Reproduce the material below line by line, beginning with its first line and ending with the line that contains "W, H = 800, 380"; leave out pictures.

:: Collected material

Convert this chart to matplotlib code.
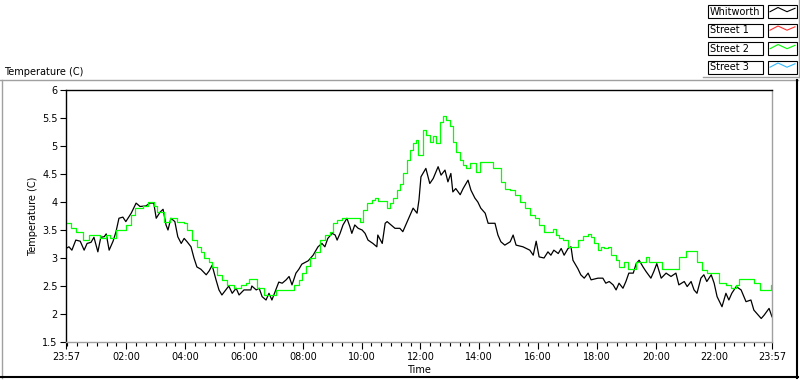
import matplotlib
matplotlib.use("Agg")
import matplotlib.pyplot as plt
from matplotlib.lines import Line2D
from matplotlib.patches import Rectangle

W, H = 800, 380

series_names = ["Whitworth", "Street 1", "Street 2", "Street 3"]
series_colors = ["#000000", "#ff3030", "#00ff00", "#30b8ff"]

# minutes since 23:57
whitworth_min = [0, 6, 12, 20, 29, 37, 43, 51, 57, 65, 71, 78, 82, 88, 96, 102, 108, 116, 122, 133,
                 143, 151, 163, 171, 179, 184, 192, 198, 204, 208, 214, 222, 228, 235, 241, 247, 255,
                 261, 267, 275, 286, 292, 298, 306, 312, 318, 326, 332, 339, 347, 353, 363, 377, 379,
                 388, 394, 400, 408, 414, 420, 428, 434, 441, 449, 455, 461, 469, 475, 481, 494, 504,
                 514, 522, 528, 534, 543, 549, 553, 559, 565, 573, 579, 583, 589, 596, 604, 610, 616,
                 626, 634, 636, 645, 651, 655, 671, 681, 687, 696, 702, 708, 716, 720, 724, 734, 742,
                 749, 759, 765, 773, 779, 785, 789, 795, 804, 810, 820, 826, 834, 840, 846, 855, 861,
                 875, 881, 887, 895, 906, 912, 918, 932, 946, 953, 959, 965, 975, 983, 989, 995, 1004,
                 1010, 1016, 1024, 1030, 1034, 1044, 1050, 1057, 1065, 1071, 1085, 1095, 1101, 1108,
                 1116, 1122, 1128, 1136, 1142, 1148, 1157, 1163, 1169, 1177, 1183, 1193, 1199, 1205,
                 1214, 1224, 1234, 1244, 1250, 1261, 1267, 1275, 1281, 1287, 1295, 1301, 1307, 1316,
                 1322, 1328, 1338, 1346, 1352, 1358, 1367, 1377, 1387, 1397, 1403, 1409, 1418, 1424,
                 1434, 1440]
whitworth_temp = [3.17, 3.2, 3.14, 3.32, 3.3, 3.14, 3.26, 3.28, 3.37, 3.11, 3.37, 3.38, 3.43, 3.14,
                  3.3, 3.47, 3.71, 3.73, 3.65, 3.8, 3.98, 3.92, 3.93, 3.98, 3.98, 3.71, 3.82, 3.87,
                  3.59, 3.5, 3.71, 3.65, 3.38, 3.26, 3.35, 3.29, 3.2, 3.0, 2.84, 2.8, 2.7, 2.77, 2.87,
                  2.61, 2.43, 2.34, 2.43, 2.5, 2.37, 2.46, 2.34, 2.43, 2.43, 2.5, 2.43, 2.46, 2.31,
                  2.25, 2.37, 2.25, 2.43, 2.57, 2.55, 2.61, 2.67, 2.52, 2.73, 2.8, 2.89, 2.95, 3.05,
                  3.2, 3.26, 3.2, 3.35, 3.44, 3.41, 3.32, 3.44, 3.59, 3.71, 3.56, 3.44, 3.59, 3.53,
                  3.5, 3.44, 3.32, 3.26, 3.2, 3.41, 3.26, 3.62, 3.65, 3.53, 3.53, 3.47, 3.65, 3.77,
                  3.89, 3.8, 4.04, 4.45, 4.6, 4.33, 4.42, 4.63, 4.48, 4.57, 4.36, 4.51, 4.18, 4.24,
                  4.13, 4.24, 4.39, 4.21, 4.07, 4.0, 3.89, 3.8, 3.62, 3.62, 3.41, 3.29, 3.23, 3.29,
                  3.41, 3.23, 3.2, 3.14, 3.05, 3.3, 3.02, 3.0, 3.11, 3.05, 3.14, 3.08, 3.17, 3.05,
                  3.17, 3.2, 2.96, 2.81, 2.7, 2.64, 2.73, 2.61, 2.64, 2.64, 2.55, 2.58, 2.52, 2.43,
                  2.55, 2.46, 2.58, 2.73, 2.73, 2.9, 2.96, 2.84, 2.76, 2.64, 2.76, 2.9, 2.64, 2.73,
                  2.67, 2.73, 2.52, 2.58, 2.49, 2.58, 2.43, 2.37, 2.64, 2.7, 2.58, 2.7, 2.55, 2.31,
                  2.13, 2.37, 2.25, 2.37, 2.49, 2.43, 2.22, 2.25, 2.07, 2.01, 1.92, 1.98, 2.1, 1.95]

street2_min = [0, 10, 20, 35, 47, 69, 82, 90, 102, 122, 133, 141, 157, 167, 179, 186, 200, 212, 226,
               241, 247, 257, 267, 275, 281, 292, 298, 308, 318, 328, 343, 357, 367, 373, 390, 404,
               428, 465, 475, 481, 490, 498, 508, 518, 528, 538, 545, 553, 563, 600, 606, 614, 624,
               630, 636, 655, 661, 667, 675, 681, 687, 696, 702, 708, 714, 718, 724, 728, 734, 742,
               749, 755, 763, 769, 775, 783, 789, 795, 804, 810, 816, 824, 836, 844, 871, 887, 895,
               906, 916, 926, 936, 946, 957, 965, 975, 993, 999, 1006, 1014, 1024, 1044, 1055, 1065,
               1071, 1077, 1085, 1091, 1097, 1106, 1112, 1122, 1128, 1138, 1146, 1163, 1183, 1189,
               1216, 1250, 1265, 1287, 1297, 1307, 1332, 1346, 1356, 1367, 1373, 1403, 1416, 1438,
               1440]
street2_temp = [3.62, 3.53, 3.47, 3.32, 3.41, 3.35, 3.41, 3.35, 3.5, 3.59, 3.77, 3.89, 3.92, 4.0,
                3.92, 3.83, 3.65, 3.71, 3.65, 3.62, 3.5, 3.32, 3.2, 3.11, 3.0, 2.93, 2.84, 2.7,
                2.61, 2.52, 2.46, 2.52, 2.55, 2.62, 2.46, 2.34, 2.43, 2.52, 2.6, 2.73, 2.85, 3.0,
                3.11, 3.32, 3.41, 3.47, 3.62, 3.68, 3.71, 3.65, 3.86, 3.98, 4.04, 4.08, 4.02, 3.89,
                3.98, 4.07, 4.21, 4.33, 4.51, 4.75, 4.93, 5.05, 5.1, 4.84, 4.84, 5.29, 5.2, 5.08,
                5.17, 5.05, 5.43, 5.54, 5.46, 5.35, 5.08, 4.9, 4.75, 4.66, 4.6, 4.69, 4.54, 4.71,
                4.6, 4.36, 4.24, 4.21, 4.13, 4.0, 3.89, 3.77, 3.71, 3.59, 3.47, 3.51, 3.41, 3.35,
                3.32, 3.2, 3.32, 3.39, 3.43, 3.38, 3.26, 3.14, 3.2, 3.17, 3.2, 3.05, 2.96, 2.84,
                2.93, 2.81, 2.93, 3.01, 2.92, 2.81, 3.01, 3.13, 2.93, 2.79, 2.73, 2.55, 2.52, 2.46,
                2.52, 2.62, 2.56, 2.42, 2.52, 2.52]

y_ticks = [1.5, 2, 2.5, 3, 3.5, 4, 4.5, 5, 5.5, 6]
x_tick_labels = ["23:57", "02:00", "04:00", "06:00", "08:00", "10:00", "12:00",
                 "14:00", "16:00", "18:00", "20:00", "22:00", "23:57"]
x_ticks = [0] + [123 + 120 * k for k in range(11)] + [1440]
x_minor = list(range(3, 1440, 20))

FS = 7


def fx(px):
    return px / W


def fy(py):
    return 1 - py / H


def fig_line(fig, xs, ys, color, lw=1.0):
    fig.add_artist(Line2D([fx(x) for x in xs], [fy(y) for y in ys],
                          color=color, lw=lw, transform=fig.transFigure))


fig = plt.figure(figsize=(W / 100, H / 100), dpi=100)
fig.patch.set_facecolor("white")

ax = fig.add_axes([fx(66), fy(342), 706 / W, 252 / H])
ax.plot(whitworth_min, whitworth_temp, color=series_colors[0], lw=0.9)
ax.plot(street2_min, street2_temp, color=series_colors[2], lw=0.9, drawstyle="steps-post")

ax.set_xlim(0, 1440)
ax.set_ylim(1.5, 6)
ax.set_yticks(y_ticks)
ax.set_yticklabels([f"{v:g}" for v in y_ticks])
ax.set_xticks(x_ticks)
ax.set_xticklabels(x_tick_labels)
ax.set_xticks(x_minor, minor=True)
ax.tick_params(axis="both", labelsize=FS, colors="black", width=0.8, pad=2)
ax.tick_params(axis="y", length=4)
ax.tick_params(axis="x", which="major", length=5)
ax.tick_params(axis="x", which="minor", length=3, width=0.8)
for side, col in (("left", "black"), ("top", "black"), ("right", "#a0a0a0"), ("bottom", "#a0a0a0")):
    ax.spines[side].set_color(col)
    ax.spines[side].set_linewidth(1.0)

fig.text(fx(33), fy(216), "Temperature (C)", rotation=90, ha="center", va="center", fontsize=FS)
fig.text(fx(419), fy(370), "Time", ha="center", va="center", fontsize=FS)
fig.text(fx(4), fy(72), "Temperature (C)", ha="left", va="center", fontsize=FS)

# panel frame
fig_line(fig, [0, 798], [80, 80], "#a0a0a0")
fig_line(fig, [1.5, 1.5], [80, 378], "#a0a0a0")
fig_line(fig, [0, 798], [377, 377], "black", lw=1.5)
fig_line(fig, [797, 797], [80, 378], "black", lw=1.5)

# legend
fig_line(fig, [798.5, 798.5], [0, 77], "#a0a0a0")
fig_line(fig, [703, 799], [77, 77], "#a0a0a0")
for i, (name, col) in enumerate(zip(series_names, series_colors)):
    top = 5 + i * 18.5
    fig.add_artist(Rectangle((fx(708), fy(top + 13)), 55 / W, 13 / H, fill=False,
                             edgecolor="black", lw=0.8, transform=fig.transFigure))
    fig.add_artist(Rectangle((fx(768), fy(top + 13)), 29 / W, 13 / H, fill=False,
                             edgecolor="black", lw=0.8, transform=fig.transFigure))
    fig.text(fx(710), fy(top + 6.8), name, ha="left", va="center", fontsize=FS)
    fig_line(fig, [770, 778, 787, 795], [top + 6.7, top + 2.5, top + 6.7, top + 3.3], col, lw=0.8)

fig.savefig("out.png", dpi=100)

::::

Answer to the problem:
Convert this chart to matplotlib code.
import matplotlib
matplotlib.use("Agg")
import matplotlib.pyplot as plt
from matplotlib.lines import Line2D
from matplotlib.patches import Rectangle

W, H = 800, 380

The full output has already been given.